Congratulations to Huang Kie Kyon, PhD student from Prof Patrick Tan’s group, for winning the Best Student Publication Award. This competition, held internally, calls for the submission of abstracts by CSI Singapore’s graduate students. Out of all the submitted abstracts, his outstanding publication in Gut was selected by the CSI Graduate Programme Academic Committee and Director of CSI Singapore.
SETD2 Histone Modifier Loss in Aggressive GI Stromal Tumours
BACKGROUND: GI stromal tumours (GISTs) are clinically heterogenous exhibiting varying degrees of disease aggressiveness in individual patients.
OBJECTIVES: We sought to identify genetic alterations associated with high-risk GIST, explore their molecular consequences, and test their utility as prognostic markers.
DESIGNS: Exome sequencing of 18 GISTs was performed (9 patients with high-risk/metastatic and 5 patients with low/intermediate-risk), corresponding to 11 primary and 7 metastatic tumours. Candidate alterations were validated by prevalence screening in an independent patient cohort (n=120). Functional consequences ofSETD2 mutations were investigated in primary tissues and cell lines. Transcriptomic profiles for 8 GISTs (4SETD2 mutated, 4 SETD2 wild type) and DNA methylation profiles for 22 GISTs (10 SETD2 mutated, 12SETD2 wild type) were analysed. Statistical associations between molecular, clinicopathological factors, and relapse-free survival were determined.

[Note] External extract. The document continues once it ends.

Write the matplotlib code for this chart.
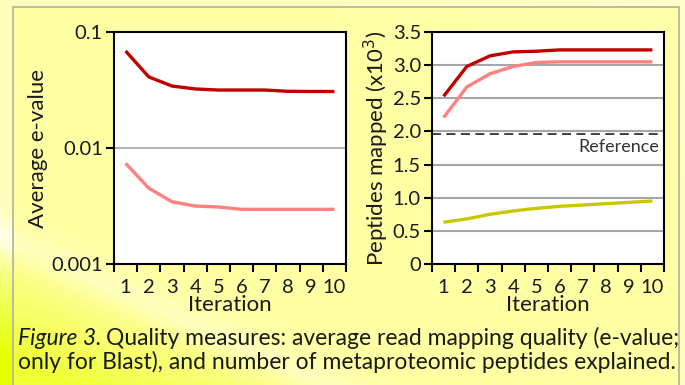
import numpy as np
import matplotlib
matplotlib.use("Agg")
import matplotlib.pyplot as plt
from matplotlib.patches import Rectangle

plt.rcParams['font.family'] = ['Lato', 'DejaVu Sans']

# data
iterations = [1, 2, 3, 4, 5, 6, 7, 8, 9, 10]
evalue_dark = [0.0686, 0.041, 0.0342, 0.0323, 0.0316, 0.0316, 0.0316, 0.0308, 0.0307, 0.0307]
evalue_pink = [0.00738, 0.0045, 0.00344, 0.00316, 0.0031, 0.00296, 0.00296, 0.00296, 0.00296, 0.00296]
pep_dark = [2.53, 2.98, 3.14, 3.20, 3.21, 3.23, 3.23, 3.23, 3.23, 3.23]
pep_pink = [2.21, 2.67, 2.87, 2.98, 3.04, 3.05, 3.05, 3.05, 3.05, 3.05]
pep_green = [0.63, 0.68, 0.75, 0.80, 0.84, 0.87, 0.89, 0.91, 0.93, 0.95]
reference = 1.96
pep_ticks = [0, 0.5, 1.0, 1.5, 2.0, 2.5, 3.0, 3.5]
pep_ticklabels = ["0", "0.5", "1.0", "1.5", "2.0", "2.5", "3.0", "3.5"]

DARK = "#C00000"
PINK = "#FF8080"
GREEN = "#C8C800"
TXT = "#1a1a1a"

W, H = 685, 385
fig = plt.figure(figsize=(W / 100, H / 100), dpi=100)

# background gradient
bg = fig.add_axes([0, 0, 1, 1], zorder=-10)
yy, xx = np.mgrid[0:H, 0:W].astype(float)
d = yy - (235 + 0.45 * xx)
pale = np.array([1.0, 1.0, 0.74])
lime = np.array([0.9, 1.0, 0.0])
white = np.array([1.0, 1.0, 0.93])
t = np.clip(d / 120.0, 0, 1)[..., None]
img = pale * (1 - t) + lime * t
band = np.exp(-(d / 18.0) ** 2)[..., None]
img = img * (1 - 0.8 * band) + white * 0.8 * band
top = np.clip((200 - yy) / 200.0, 0, 1)[..., None] * np.clip((xx - 300) / 385, 0, 1)[..., None]
img = img * (1 - 0.4 * top) + np.array([1.0, 1.0, 0.85]) * 0.4 * top
bg.imshow(img, extent=[0, W, H, 0], aspect="auto")
bg.set_xlim(0, W)
bg.set_ylim(H, 0)
bg.axis("off")
bg.add_patch(Rectangle((13, 7), 666, 390, facecolor=(1, 1, 0.5, 0.4),
                       edgecolor="#b0b0a0", linewidth=1.2))

def style(ax):
    for s in ax.spines.values():
        s.set_color("black")
        s.set_linewidth(1.5)
    ax.set_facecolor("white")
    ax.set_xlim(0, 10)
    ax.set_xticks(range(11))
    ax.set_xticklabels([])
    ax.set_xticks([i - 0.5 for i in iterations], minor=True)
    ax.set_xticklabels([str(i) for i in iterations], minor=True)
    ax.tick_params(axis="x", which="major", direction="out", length=6, width=1.5, color="black")
    ax.tick_params(axis="x", which="minor", length=0, pad=11, labelsize=14.5, labelcolor=TXT)
    ax.tick_params(axis="y", which="major", direction="out", length=6, width=1.5,
                   labelsize=14.5, labelcolor=TXT, pad=2)
    ax.set_xlabel("Iteration", fontsize=16, color=TXT, labelpad=-1)

xpos = [i - 0.5 for i in iterations]

# left panel
ax1 = fig.add_axes([114 / W, 1 - 264 / H, 232 / W, 232 / H])
ax1.plot(xpos, evalue_dark, color=DARK, lw=2.4, solid_capstyle="butt")
ax1.plot(xpos, evalue_pink, color=PINK, lw=2.4, solid_capstyle="butt")
ax1.set_yscale("log")
ax1.set_ylim(0.001, 0.1)
ax1.set_yticks([0.001, 0.01, 0.1])
ax1.set_yticklabels(["0.001", "0.01", "0.1"])
ax1.minorticks_off()
style(ax1)
ax1.axhline(0.01, color="#a6a6a6", lw=1.2, zorder=0)
ax1.set_ylabel("Average e-value", fontsize=16, color=TXT, labelpad=2)

# right panel
ax2 = fig.add_axes([432 / W, 1 - 264 / H, 232 / W, 232 / H])
for v in pep_ticks[1:-1]:
    ax2.axhline(v, color="#a6a6a6", lw=1.5, zorder=0)
ax2.axhline(reference, color="#333333", lw=1.3, ls=(0, (5, 3)), zorder=1)
ax2.text(9.8, reference - 0.08, "Reference", ha="right", va="top", fontsize=13, color="#333333")
ax2.plot(xpos, pep_dark, color=DARK, lw=2.4, solid_capstyle="butt")
ax2.plot(xpos, pep_pink, color=PINK, lw=2.4, solid_capstyle="butt")
ax2.plot(xpos, pep_green, color=GREEN, lw=2.4, solid_capstyle="butt")
ax2.set_ylim(0, 3.5)
ax2.set_yticks(pep_ticks)
ax2.set_yticklabels(pep_ticklabels)
style(ax2)
ax2.set_ylabel("Peptides mapped (x10$^3$)", fontsize=16, color=TXT, labelpad=1)

# caption
fig.canvas.draw()
r = fig.canvas.get_renderer()
t1 = fig.text(18 / W, 1 - 345 / H, "Figure 3.", style="italic", fontsize=16.5, color=TXT, va="baseline")
bb = t1.get_window_extent(renderer=r)
fig.text(bb.x1 / W + 5 / W, 1 - 345 / H,
         "Quality measures: average read mapping quality (e-value;",
         fontsize=16.5, color=TXT, va="baseline")
fig.text(18 / W, 1 - 369 / H,
         "only for Blast), and number of metaproteomic peptides explained.",
         fontsize=16.5, color=TXT, va="baseline")

fig.savefig("out.png", dpi=100)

RESULTS: High-risk GISTs harboured increased numbers of somatic mutations compared with low-risk GISTs (25.2 mutations/high-risk cases vs 6.8 mutations/low-risk cases; two sample t test p=3.1×10-5). Somatic alterations in the SETD2 histone modifier gene occurred in 3 out of 9 high-risk/metastatic cases but no low/intermediate-risk cases. Prevalence screening identified additional SETD2 mutations in 7 out of 80 high-risk/metastatic cases but no low/intermediate-risk cases (n=29). Combined, the frequency of SETD2 mutations was 11.2% (10/89) and 0% (0/34) in high-risk and low-risk GISTs respectively. SETD2 mutant GISTs exhibited decreased H3K36me3 expression while SETD2 silencing promoted DNA damage in GIST-T1 cells. In gastric GISTs, SETD2 mutations were associated with overexpression of HOXC cluster genes and a DNA methylation signature of hypomethylated heterochromatin. Gastric GISTs with SETD2 mutations, or GISTs with hypomethylated heterochromatin, showed significantly shorter relapse-free survival on univariate analysis (log rank p=4.1×10-5).
CONCLUSIONS: Our data suggest that SETD2 is a novel GIST tumour suppressor gene associated with disease progression. Assessing SETD2 genetic status and SETD2-associated epigenomic phenotypes may guide risk stratification and provide insights into mechanisms of GIST clinical aggressiveness.